Task brief ::
Exact reproduction of the data is required, with images excluded.

Given data ::
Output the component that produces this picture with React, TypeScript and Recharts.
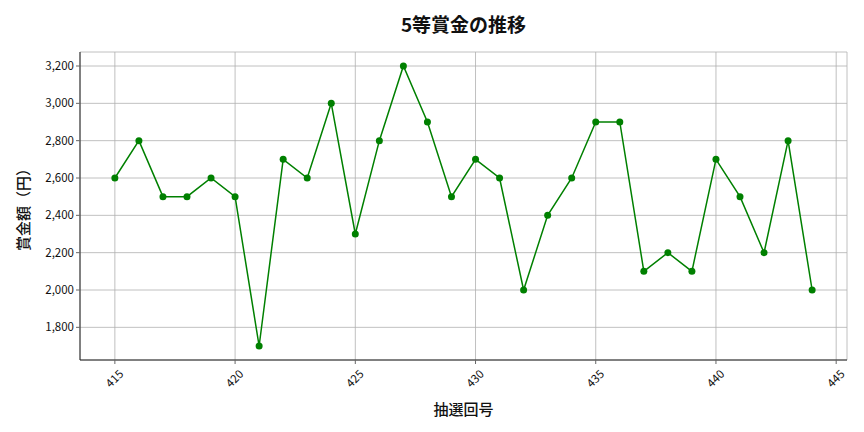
import { LineChart, Line, XAxis, YAxis, CartesianGrid, ReferenceArea } from "recharts";

const drawNumbers = [
  415, 416, 417, 418, 419, 420, 421, 422, 423, 424, 425, 426, 427, 428, 429,
  430, 431, 432, 433, 434, 435, 436, 437, 438, 439, 440, 441, 442, 443, 444,
];
const prizes = [
  2600, 2800, 2500, 2500, 2600, 2500, 1700, 2700, 2600, 3000, 2300, 2800, 3200, 2900, 2500,
  2700, 2600, 2000, 2400, 2600, 2900, 2900, 2100, 2200, 2100, 2700, 2500, 2200, 2800, 2000,
];
const xTicks = [415, 420, 425, 430, 435, 440, 445];
const yTicks = [1800, 2000, 2200, 2400, 2600, 2800, 3000, 3200];

const data = drawNumbers.map((n, i) => ({ n, prize: prizes[i] }));

const FONT = "'Noto Sans CJK JP', 'Noto Sans', sans-serif";

function XTick({ x, y, payload }: any) {
  return (
    <text
      x={x - 1}
      y={y + 12}
      transform={`rotate(-45, ${x - 1}, ${y + 12})`}
      textAnchor="middle"
      dominantBaseline="central"
      fontSize={11.5}
      fill="#111"
      fontFamily={FONT}
    >
      {payload.value}
    </text>
  );
}

export default function App() {
  return (
    <div style={{ position: "absolute", left: 0, top: 0, width: 864, height: 432, background: "#fff", fontFamily: FONT }}>
      <div
        style={{
          position: "absolute",
          left: 80,
          width: 767,
          top: 10,
          textAlign: "center",
          fontSize: 19,
          fontWeight: "bold",
          color: "#111",
          lineHeight: "28px",
        }}
      >
        5等賞金の推移
      </div>
      <LineChart width={864} height={432} data={data} margin={{ top: 52, right: 17, left: 0, bottom: 32 }}>
        <CartesianGrid stroke="#b0b0b0" strokeWidth={0.8} />
        <XAxis
          dataKey="n"
          type="number"
          domain={[413.55, 445.45]}
          ticks={xTicks}
          allowDataOverflow
          height={40}
          tick={<XTick />}
          tickSize={4}
          tickLine={{ stroke: "#666" }}
          axisLine={{ stroke: "#222" }}
          label={{
            content: ({ viewBox }: any) => (
              <text
                x={viewBox.x + viewBox.width / 2}
                y={viewBox.y + 48}
                textAnchor="middle"
                dominantBaseline="central"
                fontSize={15}
                fontWeight={500}
                fill="#111"
                fontFamily={FONT}
              >
                抽選回号
              </text>
            ),
          }}
        />
        <YAxis
          type="number"
          domain={[1625, 3275]}
          ticks={yTicks}
          allowDataOverflow
          width={80}
          tickSize={4}
          tickFormatter={(v: number) => v.toLocaleString("en-US")}
          tick={{ fontSize: 11.5, fill: "#111", fontFamily: FONT }}
          tickLine={{ stroke: "#666" }}
          axisLine={{ stroke: "#222" }}
          label={{
            content: ({ viewBox }: any) => {
              const cx = 22;
              const cy = viewBox.y + viewBox.height / 2;
              return (
                <text
                  x={cx}
                  y={cy}
                  transform={`rotate(-90, ${cx}, ${cy})`}
                  textAnchor="middle"
                  dominantBaseline="central"
                  fontSize={15}
                  fontWeight={500}
                  fill="#111"
                  fontFamily={FONT}
                >
                  賞金額（円）
                </text>
              );
            },
          }}
        />
        <ReferenceArea fill="none" stroke="#222" strokeWidth={1} fillOpacity={0} />
        <Line
          dataKey="prize"
          stroke="#008000"
          strokeWidth={1.5}
          dot={{ r: 3.5, fill: "#008000", stroke: "#008000", strokeWidth: 0 }}
          activeDot={false}
          isAnimationActive={false}
        />
      </LineChart>
    </div>
  );
}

The output ::
Output the component that produces this picture with React, TypeScript and Recharts.
import { LineChart, Line, XAxis, YAxis, CartesianGrid, ReferenceArea } from "recharts";

const drawNumbers = [
  415, 416, 417, 418, 419, 420, 421, 422, 423, 424, 425, 426, 427, 428, 429,
  430, 431, 432, 433, 434, 435, 436, 437, 438, 439, 440, 441, 442, 443, 444,
];
const prizes = [
  2600, 2800, 2500, 2500, 2600, 2500, 1700, 2700, 2600, 3000, 2300, 2800, 3200, 2900, 2500,
  2700, 2600, 2000, 2400, 2600, 2900, 2900, 2100, 2200, 2100, 2700, 2500, 2200, 2800, 2000,
];
const xTicks = [415, 420, 425, 430, 435, 440, 445];
const yTicks = [1800, 2000, 2200, 2400, 2600, 2800, 3000, 3200];

const data = drawNumbers.map((n, i) => ({ n, prize: prizes[i] }));

const FONT = "'Noto Sans CJK JP', 'Noto Sans', sans-serif";

function XTick({ x, y, payload }: any) {
  return (
    <text
      x={x - 1}
      y={y + 12}
      transform={`rotate(-45, ${x - 1}, ${y + 12})`}
      textAnchor="middle"
      dominantBaseline="central"
      fontSize={11.5}
      fill="#111"
      fontFamily={FONT}
    >
      {payload.value}
    </text>
  );
}

export default function App() {
  return (
    <div style={{ position: "absolute", left: 0, top: 0, width: 864, height: 432, background: "#fff", fontFamily: FONT }}>
      <div
        style={{
          position: "absolute",
          left: 80,
          width: 767,
          top: 10,
          textAlign: "center",
          fontSize: 19,
          fontWeight: "bold",
          color: "#111",
          lineHeight: "28px",
        }}
      >
        5等賞金の推移
      </div>
      <LineChart width={864} height={432} data={data} margin={{ top: 52, right: 17, left: 0, bottom: 32 }}>
        <CartesianGrid stroke="#b0b0b0" strokeWidth={0.8} />
        <XAxis
          dataKey="n"
          type="number"
          domain={[413.55, 445.45]}
          ticks={xTicks}
          allowDataOverflow
          height={40}
          tick={<XTick />}
          tickSize={4}
          tickLine={{ stroke: "#666" }}
          axisLine={{ stroke: "#222" }}
          label={{
            content: ({ viewBox }: any) => (
              <text
                x={viewBox.x + viewBox.width / 2}
                y={viewBox.y + 48}
                textAnchor="middle"
                dominantBaseline="central"
                fontSize={15}
                fontWeight={500}
                fill="#111"
                fontFamily={FONT}
              >
                抽選回号
              </text>
            ),
          }}
        />
        <YAxis
          type="number"
          domain={[1625, 3275]}
          ticks={yTicks}
          allowDataOverflow
          width={80}
          tickSize={4}
          tickFormatter={(v: number) => v.toLocaleString("en-US")}
          tick={{ fontSize: 11.5, fill: "#111", fontFamily: FONT }}
          tickLine={{ stroke: "#666" }}
          axisLine={{ stroke: "#222" }}
          label={{
            content: ({ viewBox }: any) => {
              const cx = 22;
              const cy = viewBox.y + viewBox.height / 2;
              return (
                <text
                  x={cx}
                  y={cy}
                  transform={`rotate(-90, ${cx}, ${cy})`}
                  textAnchor="middle"
                  dominantBaseline="central"
                  fontSize={15}
                  fontWeight={500}
                  fill="#111"
                  fontFamily={FONT}
                >
                  賞金額（円）
                </text>
              );
            },
          }}
        />
        <ReferenceArea fill="none" stroke="#222" strokeWidth={1} fillOpacity={0} />
        <Line
          dataKey="prize"
          stroke="#008000"
          strokeWidth={1.5}
          dot={{ r: 3.5, fill: "#008000", stroke: "#008000", strokeWidth: 0 }}
          activeDot={false}
          isAnimationActive={false}
        />
      </LineChart>
    </div>
  );
}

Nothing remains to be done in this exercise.